Start Supplied data

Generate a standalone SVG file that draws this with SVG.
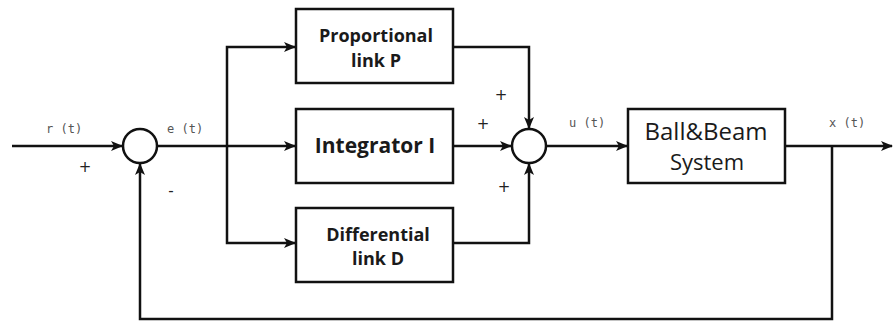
<svg xmlns="http://www.w3.org/2000/svg" width="893" height="323" viewBox="0 0 893 323">
<defs>
<style>
.ln{fill:none;stroke:#111;stroke-width:2.5}
.bx{fill:#fff;stroke:#111;stroke-width:2.5}
.ci{fill:#fff;stroke:#111;stroke-width:2.5}
.bt{font-family:"Open Sans","DejaVu Sans",sans-serif;font-weight:bold;fill:#1a1a1a;text-anchor:middle}
.rt{font-family:"Open Sans","DejaVu Sans",sans-serif;fill:#1a1a1a;text-anchor:middle}
.sg{font-family:"DejaVu Sans Mono","Liberation Mono",monospace;font-size:12px;fill:#555}
.pm{font-family:"DejaVu Sans",sans-serif;font-size:15px;fill:#222;text-anchor:middle}
</style>
<marker id="ah" viewBox="0 0 12 10" refX="11" refY="5" markerWidth="12" markerHeight="10" markerUnits="userSpaceOnUse" orient="auto">
<path d="M0,0 L12,5 L0,10 L3,5 Z" fill="#111"/>
</marker>
</defs>
<g id="connectors">
<path class="ln" d="M12,146 H122" marker-end="url(#ah)"/>
<path class="ln" d="M157,146 H295" marker-end="url(#ah)"/>
<path class="ln" d="M227,146 V47 H295" marker-end="url(#ah)"/>
<path class="ln" d="M227,146 V243 H295" marker-end="url(#ah)"/>
<path class="ln" d="M453,47 H529 V128" marker-end="url(#ah)"/>
<path class="ln" d="M453,146 H511" marker-end="url(#ah)"/>
<path class="ln" d="M453,243 H529 V164" marker-end="url(#ah)"/>
<path class="ln" d="M546,146 H627" marker-end="url(#ah)"/>
<path class="ln" d="M785,146 H892" marker-end="url(#ah)"/>
<path class="ln" d="M832,146 V319 H140 V164" marker-end="url(#ah)"/>
</g>
<g id="sum1"><circle class="ci" cx="140" cy="146" r="17"/></g>
<g id="sum2"><circle class="ci" cx="529" cy="146" r="17"/></g>
<g id="proportional">
<rect class="bx" x="296" y="9" width="157" height="74"/>
<text class="bt" x="376" y="42" font-size="18">Proportional</text>
<text class="bt" x="376" y="67" font-size="18">link P</text>
</g>
<g id="integrator">
<rect class="bx" x="296" y="109" width="157" height="74"/>
<text class="bt" x="375" y="153" font-size="21">Integrator I</text>
</g>
<g id="differential">
<rect class="bx" x="296" y="208" width="157" height="74"/>
<text class="bt" x="378" y="241" font-size="18">Differential</text>
<text class="bt" x="378" y="265" font-size="18">link D</text>
</g>
<g id="ballbeam">
<rect class="bx" x="628" y="109" width="157" height="74"/>
<text class="rt" x="706" y="140" font-size="24">Ball&amp;Beam</text>
<text class="rt" x="707" y="170" font-size="22">System</text>
</g>
<g id="labels">
<text class="sg" x="46" y="133">r (t)</text>
<text class="sg" x="167" y="133">e (t)</text>
<text class="sg" x="569" y="127">u (t)</text>
<text class="sg" x="829" y="127">x (t)</text>
<text class="pm" x="85" y="172">+</text>
<text class="pm" x="171" y="196">-</text>
<text class="pm" x="501" y="100">+</text>
<text class="pm" x="483" y="129">+</text>
<text class="pm" x="504" y="192">+</text>
</g>
</svg>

End Supplied data

Please set down each line of the data above exactly as written, without the pictures.

Generate a standalone SVG file that draws this with SVG.
<svg xmlns="http://www.w3.org/2000/svg" width="893" height="323" viewBox="0 0 893 323">
<defs>
<style>
.ln{fill:none;stroke:#111;stroke-width:2.5}
.bx{fill:#fff;stroke:#111;stroke-width:2.5}
.ci{fill:#fff;stroke:#111;stroke-width:2.5}
.bt{font-family:"Open Sans","DejaVu Sans",sans-serif;font-weight:bold;fill:#1a1a1a;text-anchor:middle}
.rt{font-family:"Open Sans","DejaVu Sans",sans-serif;fill:#1a1a1a;text-anchor:middle}
.sg{font-family:"DejaVu Sans Mono","Liberation Mono",monospace;font-size:12px;fill:#555}
.pm{font-family:"DejaVu Sans",sans-serif;font-size:15px;fill:#222;text-anchor:middle}
</style>
<marker id="ah" viewBox="0 0 12 10" refX="11" refY="5" markerWidth="12" markerHeight="10" markerUnits="userSpaceOnUse" orient="auto">
<path d="M0,0 L12,5 L0,10 L3,5 Z" fill="#111"/>
</marker>
</defs>
<g id="connectors">
<path class="ln" d="M12,146 H122" marker-end="url(#ah)"/>
<path class="ln" d="M157,146 H295" marker-end="url(#ah)"/>
<path class="ln" d="M227,146 V47 H295" marker-end="url(#ah)"/>
<path class="ln" d="M227,146 V243 H295" marker-end="url(#ah)"/>
<path class="ln" d="M453,47 H529 V128" marker-end="url(#ah)"/>
<path class="ln" d="M453,146 H511" marker-end="url(#ah)"/>
<path class="ln" d="M453,243 H529 V164" marker-end="url(#ah)"/>
<path class="ln" d="M546,146 H627" marker-end="url(#ah)"/>
<path class="ln" d="M785,146 H892" marker-end="url(#ah)"/>
<path class="ln" d="M832,146 V319 H140 V164" marker-end="url(#ah)"/>
</g>
<g id="sum1"><circle class="ci" cx="140" cy="146" r="17"/></g>
<g id="sum2"><circle class="ci" cx="529" cy="146" r="17"/></g>
<g id="proportional">
<rect class="bx" x="296" y="9" width="157" height="74"/>
<text class="bt" x="376" y="42" font-size="18">Proportional</text>
<text class="bt" x="376" y="67" font-size="18">link P</text>
</g>
<g id="integrator">
<rect class="bx" x="296" y="109" width="157" height="74"/>
<text class="bt" x="375" y="153" font-size="21">Integrator I</text>
</g>
<g id="differential">
<rect class="bx" x="296" y="208" width="157" height="74"/>
<text class="bt" x="378" y="241" font-size="18">Differential</text>
<text class="bt" x="378" y="265" font-size="18">link D</text>
</g>
<g id="ballbeam">
<rect class="bx" x="628" y="109" width="157" height="74"/>
<text class="rt" x="706" y="140" font-size="24">Ball&amp;Beam</text>
<text class="rt" x="707" y="170" font-size="22">System</text>
</g>
<g id="labels">
<text class="sg" x="46" y="133">r (t)</text>
<text class="sg" x="167" y="133">e (t)</text>
<text class="sg" x="569" y="127">u (t)</text>
<text class="sg" x="829" y="127">x (t)</text>
<text class="pm" x="85" y="172">+</text>
<text class="pm" x="171" y="196">-</text>
<text class="pm" x="501" y="100">+</text>
<text class="pm" x="483" y="129">+</text>
<text class="pm" x="504" y="192">+</text>
</g>
</svg>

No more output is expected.